Curiosity, the first fully-fledged mobile science lab sent to a distant world, was scheduled to touch down inside a vast impact crater at 7.31 this morning.
Mission control engineers at the Jet Propulsion Laboratory, near Los Angeles, acknowledge that delivering the 1t nuclear-powered vehicle in one piece is a highly risky proposition, with zero margin for error.
But, on the eve of Curiosity's rendezvous with Mars, the team said the spacecraft and all its systems were functioning flawlessly, and the forecasts were for favorable Martian weather at the landing zone.

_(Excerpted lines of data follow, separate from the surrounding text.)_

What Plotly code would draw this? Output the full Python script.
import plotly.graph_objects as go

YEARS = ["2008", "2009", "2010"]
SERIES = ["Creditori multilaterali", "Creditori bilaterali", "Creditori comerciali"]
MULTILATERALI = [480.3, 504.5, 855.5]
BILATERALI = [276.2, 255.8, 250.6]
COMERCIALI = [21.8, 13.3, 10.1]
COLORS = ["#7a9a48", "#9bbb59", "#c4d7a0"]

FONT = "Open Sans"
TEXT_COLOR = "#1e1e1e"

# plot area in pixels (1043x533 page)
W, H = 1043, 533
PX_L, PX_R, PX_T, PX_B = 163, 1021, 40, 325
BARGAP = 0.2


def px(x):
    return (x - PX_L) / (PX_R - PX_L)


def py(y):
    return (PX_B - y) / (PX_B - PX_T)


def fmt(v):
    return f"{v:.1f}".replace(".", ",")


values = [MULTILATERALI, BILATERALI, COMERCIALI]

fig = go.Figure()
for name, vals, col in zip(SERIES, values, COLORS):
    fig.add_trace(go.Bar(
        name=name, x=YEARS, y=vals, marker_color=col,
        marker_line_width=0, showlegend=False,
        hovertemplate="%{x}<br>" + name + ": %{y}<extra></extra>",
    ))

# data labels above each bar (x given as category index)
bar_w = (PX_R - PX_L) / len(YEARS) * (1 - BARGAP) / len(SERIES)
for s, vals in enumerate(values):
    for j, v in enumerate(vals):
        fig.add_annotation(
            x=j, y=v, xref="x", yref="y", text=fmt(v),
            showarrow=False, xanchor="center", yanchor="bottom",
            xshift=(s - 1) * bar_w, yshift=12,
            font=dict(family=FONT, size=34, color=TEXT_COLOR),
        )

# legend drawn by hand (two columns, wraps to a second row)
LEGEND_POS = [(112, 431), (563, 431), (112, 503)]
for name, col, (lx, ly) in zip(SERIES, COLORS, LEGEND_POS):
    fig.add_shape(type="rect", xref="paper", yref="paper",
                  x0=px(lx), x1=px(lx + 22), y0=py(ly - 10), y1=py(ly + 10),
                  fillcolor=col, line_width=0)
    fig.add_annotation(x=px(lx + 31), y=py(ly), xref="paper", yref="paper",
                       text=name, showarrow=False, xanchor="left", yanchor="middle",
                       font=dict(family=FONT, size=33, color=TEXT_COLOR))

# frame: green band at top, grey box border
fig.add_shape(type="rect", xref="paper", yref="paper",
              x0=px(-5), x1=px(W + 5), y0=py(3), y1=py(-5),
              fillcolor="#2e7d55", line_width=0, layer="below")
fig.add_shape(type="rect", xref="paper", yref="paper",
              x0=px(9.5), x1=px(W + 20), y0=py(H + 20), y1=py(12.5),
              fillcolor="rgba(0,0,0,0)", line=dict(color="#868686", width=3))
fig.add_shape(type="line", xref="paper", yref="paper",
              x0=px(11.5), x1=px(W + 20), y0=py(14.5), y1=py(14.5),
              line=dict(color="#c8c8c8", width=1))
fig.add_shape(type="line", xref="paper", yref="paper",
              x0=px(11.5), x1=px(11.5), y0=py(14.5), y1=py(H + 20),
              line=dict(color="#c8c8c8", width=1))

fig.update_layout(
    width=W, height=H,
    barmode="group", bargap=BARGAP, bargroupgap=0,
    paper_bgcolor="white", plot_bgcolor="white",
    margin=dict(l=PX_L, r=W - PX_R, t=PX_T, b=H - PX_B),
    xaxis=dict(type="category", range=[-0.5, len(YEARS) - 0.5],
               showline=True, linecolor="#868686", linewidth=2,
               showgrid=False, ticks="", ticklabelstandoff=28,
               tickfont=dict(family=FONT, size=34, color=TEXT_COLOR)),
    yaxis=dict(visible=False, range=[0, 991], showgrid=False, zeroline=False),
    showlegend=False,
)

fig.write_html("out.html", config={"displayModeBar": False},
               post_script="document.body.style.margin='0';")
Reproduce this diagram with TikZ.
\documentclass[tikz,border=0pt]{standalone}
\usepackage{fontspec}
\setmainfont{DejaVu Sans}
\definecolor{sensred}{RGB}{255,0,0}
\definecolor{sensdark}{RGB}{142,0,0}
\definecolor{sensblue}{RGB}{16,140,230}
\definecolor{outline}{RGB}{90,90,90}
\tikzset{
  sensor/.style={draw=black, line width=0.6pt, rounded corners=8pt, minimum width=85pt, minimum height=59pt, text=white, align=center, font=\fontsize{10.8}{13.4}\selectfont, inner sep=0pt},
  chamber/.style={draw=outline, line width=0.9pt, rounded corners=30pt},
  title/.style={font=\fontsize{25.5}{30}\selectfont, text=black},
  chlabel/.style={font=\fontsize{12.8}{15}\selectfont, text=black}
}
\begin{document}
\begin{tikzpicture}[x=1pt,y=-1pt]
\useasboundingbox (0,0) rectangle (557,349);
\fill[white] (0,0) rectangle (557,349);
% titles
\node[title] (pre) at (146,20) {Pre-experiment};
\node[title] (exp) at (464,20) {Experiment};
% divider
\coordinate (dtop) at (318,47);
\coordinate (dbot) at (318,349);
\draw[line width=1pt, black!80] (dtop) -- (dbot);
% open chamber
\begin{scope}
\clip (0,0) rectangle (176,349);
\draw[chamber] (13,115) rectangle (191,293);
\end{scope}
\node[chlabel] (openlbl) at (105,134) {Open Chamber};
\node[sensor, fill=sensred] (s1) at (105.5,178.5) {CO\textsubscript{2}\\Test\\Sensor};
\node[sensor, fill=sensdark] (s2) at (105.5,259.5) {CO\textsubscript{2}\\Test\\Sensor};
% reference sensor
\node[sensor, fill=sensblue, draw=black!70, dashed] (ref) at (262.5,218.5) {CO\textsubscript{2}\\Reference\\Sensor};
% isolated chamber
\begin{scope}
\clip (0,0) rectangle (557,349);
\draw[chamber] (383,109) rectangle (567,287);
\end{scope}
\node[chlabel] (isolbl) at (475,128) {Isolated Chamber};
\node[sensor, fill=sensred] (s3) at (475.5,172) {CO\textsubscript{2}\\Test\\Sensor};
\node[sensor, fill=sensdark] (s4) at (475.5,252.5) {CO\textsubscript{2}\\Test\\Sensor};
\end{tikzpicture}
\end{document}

Engineers said they hoped that the rover, the size of a small sports car, will land as planned near the foot of a tall mountain rising from the floor of Gale Crater.
"We're right on target to fly through the eye of the needle," Arthur Amador, the Mars Science Laboratory mission manager, said on Saturday.

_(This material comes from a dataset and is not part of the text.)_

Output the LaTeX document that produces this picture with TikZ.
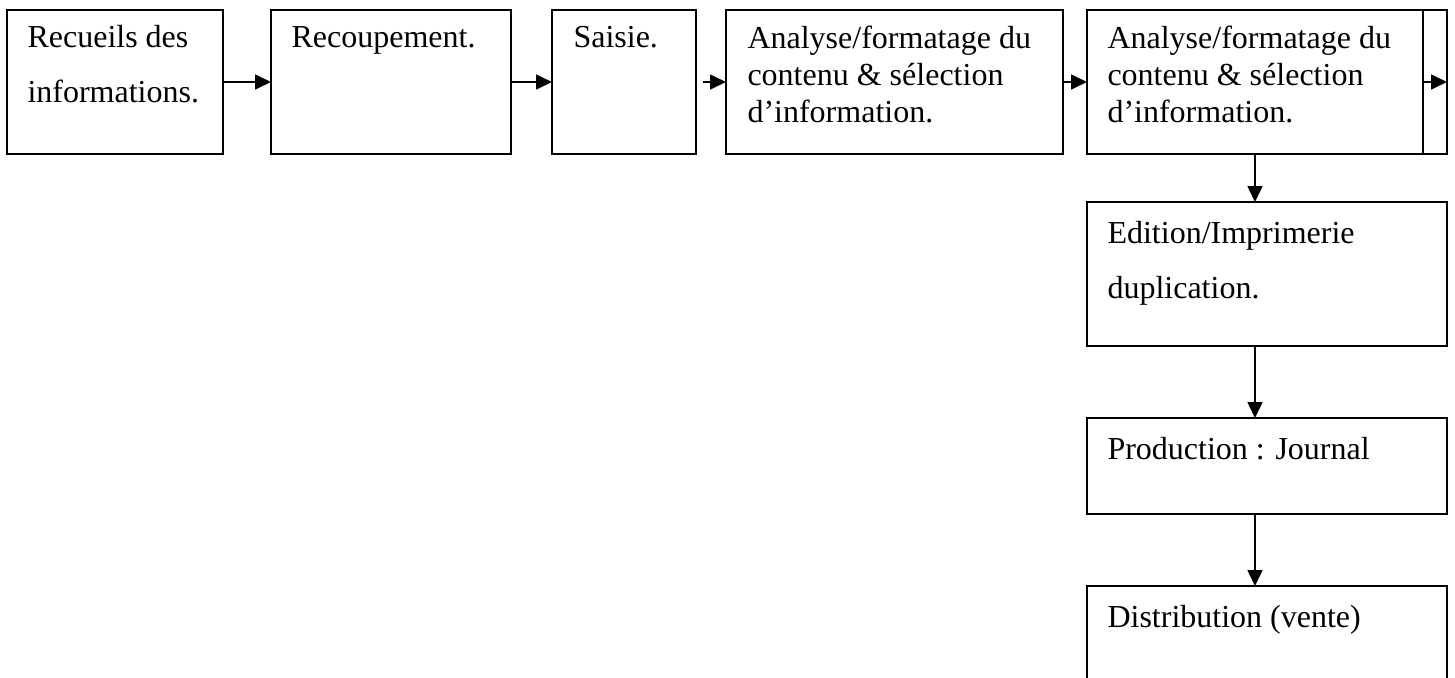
\documentclass[tikz,border=0pt]{standalone}
\usepackage{fontspec}
\setmainfont{Liberation Serif}
\usetikzlibrary{arrows.meta}
\newcommand\boxtext[1]{\parbox[t]{150pt}{\raggedright #1}}
\begin{document}
\begin{tikzpicture}[x=0.375pt,y=-0.375pt,
  box/.style={draw,line width=0.8pt,inner sep=0pt,outer sep=0pt,anchor=north west,minimum height=54pt},
  lbl/.style={anchor=base west,inner sep=0pt,font=\fontsize{12pt}{13.875pt}\selectfont},
  lblwide/.style={anchor=base west,inner sep=0pt,font=\fontsize{12pt}{20.625pt}\selectfont},
  arr/.style={line width=0.7pt,-{Triangle[length=6pt,width=5.6pt]}}]
\useasboundingbox (0,0) rectangle (1455,677);
\clip (0,0) rectangle (1455,677);
% top row
\node[box,minimum width=81pt] (b1) at (7,10) {};
\node[box,minimum width=90pt] (b2) at (271,10) {};
\node[box,minimum width=54pt] (b3) at (552,10) {};
\node[box,minimum width=126.375pt] (b4) at (726,10) {};
\node[box,minimum width=135pt] (b5) at (1087,10) {};
% right column
\node[box,minimum width=135pt] (b6) at (1087,202) {};
\node[box,minimum width=135pt,minimum height=36pt] (b7) at (1087,418) {};
\node[box,minimum width=135pt,minimum height=42.75pt] (b8) at (1087,586) {};
% texts
\node[lblwide] (t1) at (27,47) {\boxtext{Recueils des\\informations.}};
\node[lbl] (t2) at (291,47) {\boxtext{Recoupement.}};
\node[lbl] (t3) at (573,47) {\boxtext{Saisie.}};
\node[lbl] (t4) at (747,48) {\boxtext{Analyse/formatage du\\contenu \& sélection\\d’information.}};
\node[lbl] (t5) at (1107,48) {\boxtext{Analyse/formatage du\\contenu \& sélection\\d’information.}};
\node[lblwide] (t6) at (1107,243) {\boxtext{Edition/Imprimerie\\duplication.}};
\node[lbl] (t7) at (1107,459) {\boxtext{Production : Journal}};
\node[lbl] (t8) at (1107,627) {\boxtext{Distribution (vente)}};
% divider inside the fifth box
\draw[line width=0.8pt] ([xshift=-9pt]b5.north east) -- ([xshift=-9pt]b5.south east);
% connectors
\draw[arr] (b1.east) -- (b2.west);
\draw[arr] (b2.east) -- (b3.west);
\draw[arr] ([xshift=2.625pt]b3.east) -- (b4.west);
\draw[arr] (b4.east) -- (b5.west);
\draw[arr] ([xshift=-9pt]b5.east) -- (b5.east);
\draw[arr] ([xshift=-4.5pt]b5.south) -- ([xshift=-4.5pt]b6.north);
\draw[arr] ([xshift=-4.5pt]b6.south) -- ([xshift=-4.5pt]b7.north);
\draw[arr] ([xshift=-4.5pt]b7.south) -- ([xshift=-4.5pt]b8.north);
\end{tikzpicture}
\end{document}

Facing deep cuts in its science budget, Nasa has much at stake in the outcome of the $2.5-billion mission.
Mars is the chief component of its long-term deep space exploration plans.
The rover is equipped with an array of sophisticated chemistry and geology instruments capable of analysing samples of soil, rocks and atmosphere on the spot and beaming results back to scientists on Earth.
In a good-luck tradition dating back to the 1970s, engineers in the control room at Jet Propulsion Laboratory will break out cans of roasted peanuts about an hour before the landing.